**Stored data:**
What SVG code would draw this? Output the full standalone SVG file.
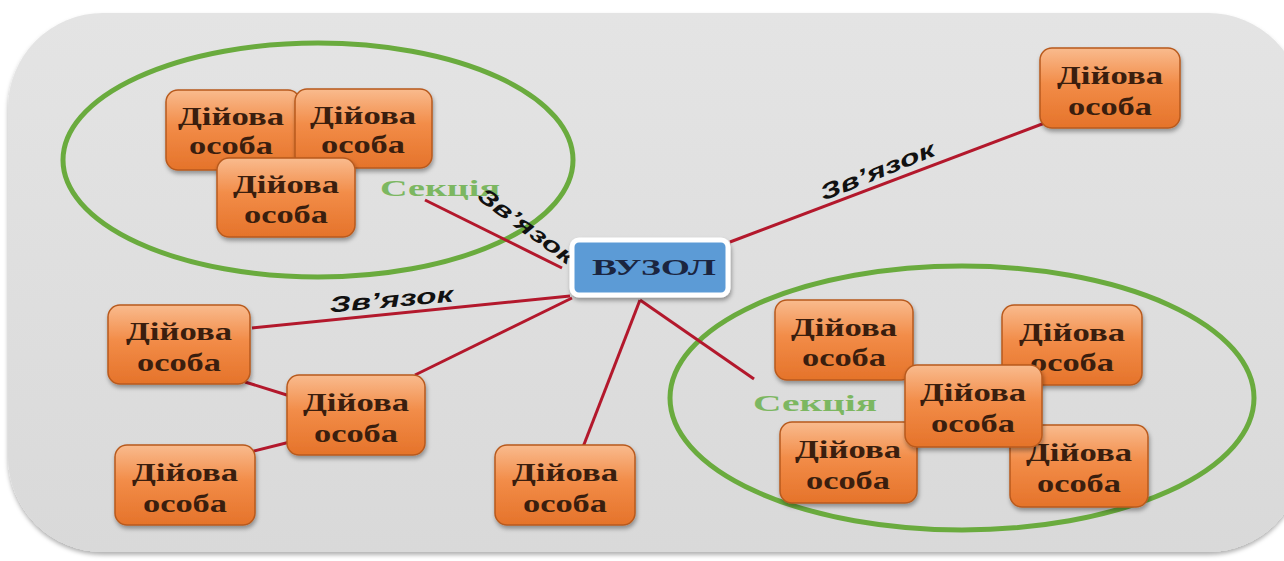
<svg xmlns="http://www.w3.org/2000/svg" width="1284" height="561" viewBox="0 0 1284 561">
<defs>
<linearGradient id="og" x1="0" y1="0" x2="0" y2="1">
<stop offset="0" stop-color="#f9bb8e"/>
<stop offset="0.45" stop-color="#f28c48"/>
<stop offset="1" stop-color="#e5732a"/>
</linearGradient>
<linearGradient id="bg" x1="0" y1="0" x2="0" y2="1">
<stop offset="0" stop-color="#e4e4e4"/>
<stop offset="1" stop-color="#d9d9d9"/>
</linearGradient>
<filter id="sh" x="-20%" y="-20%" width="140%" height="150%">
<feDropShadow dx="1" dy="3" stdDeviation="2" flood-color="#000" flood-opacity="0.35"/>
</filter>
<filter id="psh" x="-5%" y="-5%" width="110%" height="110%">
<feDropShadow dx="0" dy="3" stdDeviation="2" flood-color="#000" flood-opacity="0.3"/>
</filter>
</defs>
<style>
.nd rect{fill:url(#og);stroke:#b85a1e;stroke-width:1.5;filter:url(#sh)}
.nd text{font-family:"Liberation Serif",serif;font-size:25px;font-weight:bold;fill:#3a1e0e;text-anchor:middle}
.ln{stroke:#b3182c;stroke-width:3;fill:none}
.lb{font-family:"Liberation Sans",sans-serif;font-size:22px;font-weight:bold;font-style:italic;fill:#111;text-anchor:middle}
.sec{font-family:"Liberation Serif",serif;font-size:24px;font-weight:bold;fill:#7cb761;text-anchor:middle}
.ell{fill:none;stroke:#6aab3e;stroke-width:5}
</style>
<rect width="1284" height="561" fill="#ffffff"/>
<rect x="8" y="13" width="1295" height="539" rx="95" ry="95" fill="url(#bg)" filter="url(#psh)"/>
<g id="sections">
<ellipse class="ell" cx="318" cy="160" rx="255" ry="117"/>
<ellipse class="ell" cx="962" cy="398" rx="292" ry="132"/>
<text class="sec" x="440" y="196" textLength="120" lengthAdjust="spacingAndGlyphs">Секція</text>
<text class="sec" x="815" y="411" textLength="124" lengthAdjust="spacingAndGlyphs">Секція</text>
</g>
<g id="connectors">
<line class="ln" x1="425" y1="200" x2="562" y2="268"/>
<line class="ln" x1="730" y1="242" x2="1050" y2="121"/>
<line class="ln" x1="252" y1="328" x2="570" y2="296"/>
<line class="ln" x1="415" y1="375" x2="572" y2="298"/>
<line class="ln" x1="245" y1="382" x2="290" y2="396"/>
<line class="ln" x1="250" y1="452" x2="290" y2="442"/>
<line class="ln" x1="583" y1="447" x2="640" y2="300"/>
<line class="ln" x1="640" y1="300" x2="754" y2="379"/>
<text class="lb" transform="translate(522,232) rotate(36)" textLength="114" lengthAdjust="spacingAndGlyphs">Зв’язок</text>
<text class="lb" transform="translate(880,178) rotate(-22)" textLength="122" lengthAdjust="spacingAndGlyphs">Зв’язок</text>
<text class="lb" transform="translate(392,307) rotate(-5)" textLength="124" lengthAdjust="spacingAndGlyphs">Зв’язок</text>
</g>
<g id="node-vuzol">
<rect x="572" y="240" width="156" height="55" rx="7" fill="#5b9bd6" stroke="#ffffff" stroke-width="5" filter="url(#sh)"/>
<text x="654" y="275" font-family="Liberation Serif, serif" font-size="24" font-weight="bold" fill="#1b2540" text-anchor="middle" textLength="124" lengthAdjust="spacingAndGlyphs">ВУЗОЛ</text>
</g>
<g id="n1" class="nd"><rect x="166" y="90" width="134" height="80" rx="12"/><text x="231" y="125" textLength="106" lengthAdjust="spacingAndGlyphs">Дійова</text><text x="231" y="154" textLength="84" lengthAdjust="spacingAndGlyphs">особа</text></g>
<g id="n2" class="nd"><rect x="295" y="89" width="137" height="79" rx="12"/><text x="363" y="124" textLength="106" lengthAdjust="spacingAndGlyphs">Дійова</text><text x="363" y="153" textLength="84" lengthAdjust="spacingAndGlyphs">особа</text></g>
<g id="n3" class="nd"><rect x="217" y="158" width="138" height="79" rx="12"/><text x="286" y="193" textLength="106" lengthAdjust="spacingAndGlyphs">Дійова</text><text x="286" y="223" textLength="84" lengthAdjust="spacingAndGlyphs">особа</text></g>
<g id="n4" class="nd"><rect x="1040" y="48" width="140" height="80" rx="12"/><text x="1110" y="84" textLength="106" lengthAdjust="spacingAndGlyphs">Дійова</text><text x="1110" y="115" textLength="84" lengthAdjust="spacingAndGlyphs">особа</text></g>
<g id="n5" class="nd"><rect x="108" y="305" width="142" height="79" rx="12"/><text x="179" y="340" textLength="106" lengthAdjust="spacingAndGlyphs">Дійова</text><text x="179" y="371" textLength="84" lengthAdjust="spacingAndGlyphs">особа</text></g>
<g id="n6" class="nd"><rect x="287" y="375" width="138" height="80" rx="12"/><text x="356" y="411" textLength="106" lengthAdjust="spacingAndGlyphs">Дійова</text><text x="356" y="442" textLength="84" lengthAdjust="spacingAndGlyphs">особа</text></g>
<g id="n7" class="nd"><rect x="115" y="445" width="140" height="80" rx="12"/><text x="185" y="481" textLength="106" lengthAdjust="spacingAndGlyphs">Дійова</text><text x="185" y="512" textLength="84" lengthAdjust="spacingAndGlyphs">особа</text></g>
<g id="n8" class="nd"><rect x="495" y="445" width="140" height="80" rx="12"/><text x="565" y="481" textLength="106" lengthAdjust="spacingAndGlyphs">Дійова</text><text x="565" y="512" textLength="84" lengthAdjust="spacingAndGlyphs">особа</text></g>
<g id="n9" class="nd"><rect x="775" y="300" width="138" height="80" rx="12"/><text x="844" y="336" textLength="106" lengthAdjust="spacingAndGlyphs">Дійова</text><text x="844" y="366" textLength="84" lengthAdjust="spacingAndGlyphs">особа</text></g>
<g id="n10" class="nd"><rect x="1002" y="305" width="140" height="80" rx="12"/><text x="1072" y="341" textLength="106" lengthAdjust="spacingAndGlyphs">Дійова</text><text x="1072" y="371" textLength="84" lengthAdjust="spacingAndGlyphs">особа</text></g>
<g id="n11" class="nd"><rect x="1010" y="425" width="138" height="82" rx="12"/><text x="1079" y="461" textLength="106" lengthAdjust="spacingAndGlyphs">Дійова</text><text x="1079" y="492" textLength="84" lengthAdjust="spacingAndGlyphs">особа</text></g>
<g id="n13" class="nd"><rect x="780" y="422" width="137" height="81" rx="12"/><text x="848" y="458" textLength="106" lengthAdjust="spacingAndGlyphs">Дійова</text><text x="848" y="489" textLength="84" lengthAdjust="spacingAndGlyphs">особа</text></g>
<g id="n12" class="nd"><rect x="905" y="365" width="137" height="82" rx="12"/><text x="973" y="401" textLength="106" lengthAdjust="spacingAndGlyphs">Дійова</text><text x="973" y="432" textLength="84" lengthAdjust="spacingAndGlyphs">особа</text></g>
</svg>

**Task details:** Reproduce the full listing faithfully, but do not carry over any pictures.

**Exercise response:**
What SVG code would draw this? Output the full standalone SVG file.
<svg xmlns="http://www.w3.org/2000/svg" width="1284" height="561" viewBox="0 0 1284 561">
<defs>
<linearGradient id="og" x1="0" y1="0" x2="0" y2="1">
<stop offset="0" stop-color="#f9bb8e"/>
<stop offset="0.45" stop-color="#f28c48"/>
<stop offset="1" stop-color="#e5732a"/>
</linearGradient>
<linearGradient id="bg" x1="0" y1="0" x2="0" y2="1">
<stop offset="0" stop-color="#e4e4e4"/>
<stop offset="1" stop-color="#d9d9d9"/>
</linearGradient>
<filter id="sh" x="-20%" y="-20%" width="140%" height="150%">
<feDropShadow dx="1" dy="3" stdDeviation="2" flood-color="#000" flood-opacity="0.35"/>
</filter>
<filter id="psh" x="-5%" y="-5%" width="110%" height="110%">
<feDropShadow dx="0" dy="3" stdDeviation="2" flood-color="#000" flood-opacity="0.3"/>
</filter>
</defs>
<style>
.nd rect{fill:url(#og);stroke:#b85a1e;stroke-width:1.5;filter:url(#sh)}
.nd text{font-family:"Liberation Serif",serif;font-size:25px;font-weight:bold;fill:#3a1e0e;text-anchor:middle}
.ln{stroke:#b3182c;stroke-width:3;fill:none}
.lb{font-family:"Liberation Sans",sans-serif;font-size:22px;font-weight:bold;font-style:italic;fill:#111;text-anchor:middle}
.sec{font-family:"Liberation Serif",serif;font-size:24px;font-weight:bold;fill:#7cb761;text-anchor:middle}
.ell{fill:none;stroke:#6aab3e;stroke-width:5}
</style>
<rect width="1284" height="561" fill="#ffffff"/>
<rect x="8" y="13" width="1295" height="539" rx="95" ry="95" fill="url(#bg)" filter="url(#psh)"/>
<g id="sections">
<ellipse class="ell" cx="318" cy="160" rx="255" ry="117"/>
<ellipse class="ell" cx="962" cy="398" rx="292" ry="132"/>
<text class="sec" x="440" y="196" textLength="120" lengthAdjust="spacingAndGlyphs">Секція</text>
<text class="sec" x="815" y="411" textLength="124" lengthAdjust="spacingAndGlyphs">Секція</text>
</g>
<g id="connectors">
<line class="ln" x1="425" y1="200" x2="562" y2="268"/>
<line class="ln" x1="730" y1="242" x2="1050" y2="121"/>
<line class="ln" x1="252" y1="328" x2="570" y2="296"/>
<line class="ln" x1="415" y1="375" x2="572" y2="298"/>
<line class="ln" x1="245" y1="382" x2="290" y2="396"/>
<line class="ln" x1="250" y1="452" x2="290" y2="442"/>
<line class="ln" x1="583" y1="447" x2="640" y2="300"/>
<line class="ln" x1="640" y1="300" x2="754" y2="379"/>
<text class="lb" transform="translate(522,232) rotate(36)" textLength="114" lengthAdjust="spacingAndGlyphs">Зв’язок</text>
<text class="lb" transform="translate(880,178) rotate(-22)" textLength="122" lengthAdjust="spacingAndGlyphs">Зв’язок</text>
<text class="lb" transform="translate(392,307) rotate(-5)" textLength="124" lengthAdjust="spacingAndGlyphs">Зв’язок</text>
</g>
<g id="node-vuzol">
<rect x="572" y="240" width="156" height="55" rx="7" fill="#5b9bd6" stroke="#ffffff" stroke-width="5" filter="url(#sh)"/>
<text x="654" y="275" font-family="Liberation Serif, serif" font-size="24" font-weight="bold" fill="#1b2540" text-anchor="middle" textLength="124" lengthAdjust="spacingAndGlyphs">ВУЗОЛ</text>
</g>
<g id="n1" class="nd"><rect x="166" y="90" width="134" height="80" rx="12"/><text x="231" y="125" textLength="106" lengthAdjust="spacingAndGlyphs">Дійова</text><text x="231" y="154" textLength="84" lengthAdjust="spacingAndGlyphs">особа</text></g>
<g id="n2" class="nd"><rect x="295" y="89" width="137" height="79" rx="12"/><text x="363" y="124" textLength="106" lengthAdjust="spacingAndGlyphs">Дійова</text><text x="363" y="153" textLength="84" lengthAdjust="spacingAndGlyphs">особа</text></g>
<g id="n3" class="nd"><rect x="217" y="158" width="138" height="79" rx="12"/><text x="286" y="193" textLength="106" lengthAdjust="spacingAndGlyphs">Дійова</text><text x="286" y="223" textLength="84" lengthAdjust="spacingAndGlyphs">особа</text></g>
<g id="n4" class="nd"><rect x="1040" y="48" width="140" height="80" rx="12"/><text x="1110" y="84" textLength="106" lengthAdjust="spacingAndGlyphs">Дійова</text><text x="1110" y="115" textLength="84" lengthAdjust="spacingAndGlyphs">особа</text></g>
<g id="n5" class="nd"><rect x="108" y="305" width="142" height="79" rx="12"/><text x="179" y="340" textLength="106" lengthAdjust="spacingAndGlyphs">Дійова</text><text x="179" y="371" textLength="84" lengthAdjust="spacingAndGlyphs">особа</text></g>
<g id="n6" class="nd"><rect x="287" y="375" width="138" height="80" rx="12"/><text x="356" y="411" textLength="106" lengthAdjust="spacingAndGlyphs">Дійова</text><text x="356" y="442" textLength="84" lengthAdjust="spacingAndGlyphs">особа</text></g>
<g id="n7" class="nd"><rect x="115" y="445" width="140" height="80" rx="12"/><text x="185" y="481" textLength="106" lengthAdjust="spacingAndGlyphs">Дійова</text><text x="185" y="512" textLength="84" lengthAdjust="spacingAndGlyphs">особа</text></g>
<g id="n8" class="nd"><rect x="495" y="445" width="140" height="80" rx="12"/><text x="565" y="481" textLength="106" lengthAdjust="spacingAndGlyphs">Дійова</text><text x="565" y="512" textLength="84" lengthAdjust="spacingAndGlyphs">особа</text></g>
<g id="n9" class="nd"><rect x="775" y="300" width="138" height="80" rx="12"/><text x="844" y="336" textLength="106" lengthAdjust="spacingAndGlyphs">Дійова</text><text x="844" y="366" textLength="84" lengthAdjust="spacingAndGlyphs">особа</text></g>
<g id="n10" class="nd"><rect x="1002" y="305" width="140" height="80" rx="12"/><text x="1072" y="341" textLength="106" lengthAdjust="spacingAndGlyphs">Дійова</text><text x="1072" y="371" textLength="84" lengthAdjust="spacingAndGlyphs">особа</text></g>
<g id="n11" class="nd"><rect x="1010" y="425" width="138" height="82" rx="12"/><text x="1079" y="461" textLength="106" lengthAdjust="spacingAndGlyphs">Дійова</text><text x="1079" y="492" textLength="84" lengthAdjust="spacingAndGlyphs">особа</text></g>
<g id="n13" class="nd"><rect x="780" y="422" width="137" height="81" rx="12"/><text x="848" y="458" textLength="106" lengthAdjust="spacingAndGlyphs">Дійова</text><text x="848" y="489" textLength="84" lengthAdjust="spacingAndGlyphs">особа</text></g>
<g id="n12" class="nd"><rect x="905" y="365" width="137" height="82" rx="12"/><text x="973" y="401" textLength="106" lengthAdjust="spacingAndGlyphs">Дійова</text><text x="973" y="432" textLength="84" lengthAdjust="spacingAndGlyphs">особа</text></g>
</svg>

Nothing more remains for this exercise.